Alex G recorded the guitar portion near the end of "White Ferrari" and also contributed to "Self Control". The two had met up in London while Alex G was touring.

The song credits Paul McCartney and John Lennon as writers on the song due to Ocean's interpolation of the line "Making each day of the year" from "Here, There and Everywhere". On "White Ferrari", the lyric is changed to "Spending each day of the year" but with the melody retained. During an episode of Blonded Radio, Ocean stated: "I want to thank The Beatles for almost single-handedly getting me out of writer's block."

On the liner notes of a Black Friday reprint of the Blonde vinyl, months after the album's release date, it was revealed that Kanye West was credited as a writer on the song.
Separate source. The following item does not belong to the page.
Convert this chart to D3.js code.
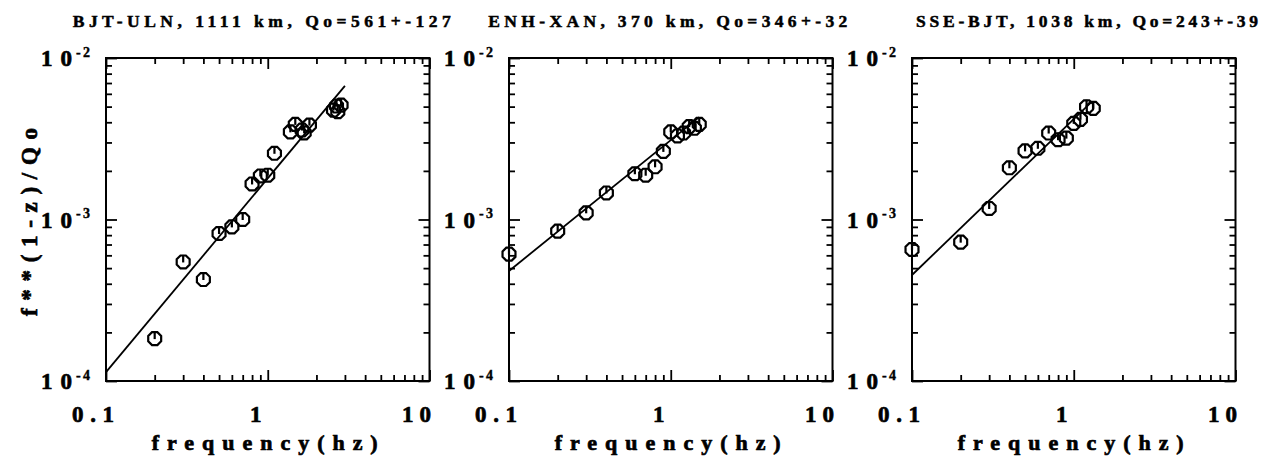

James Blake and Justin Vernon lent uncredited vocals.

=== Lawsuit ===
In 2018, Ocean sued Keith due to the producer's request to be credited on "White Ferrari" and 10 other songs on Blonde and Endless. Keith counter-sued with the demand that Ocean's lawsuit be "thrown out" alongside the instatement of a "court order stating that he is the co-author of the songs and accounting for all profits Ocean made from all the songs." In 2019, both suits were dropped after Ocean and Keith negotiated a settlement.

== Charts ==

| Chart (2016) | Peak position |
|---|---|
| US Hot R&B Songs (Billboard) | 21 |

Weekly chart performance for White Ferrari"
| Chart (2025) | Peak position |
|---|---|
| UK Indie (OCC) | 18 |

==Certifications==

Certifications for "White Ferrari"
| Region | Certification | Certified units/sales |
| New Zealand (RMNZ) | 3× Platinum | 90,000^{‡} |
^{‡} Sales+streaming figures based on certification alone.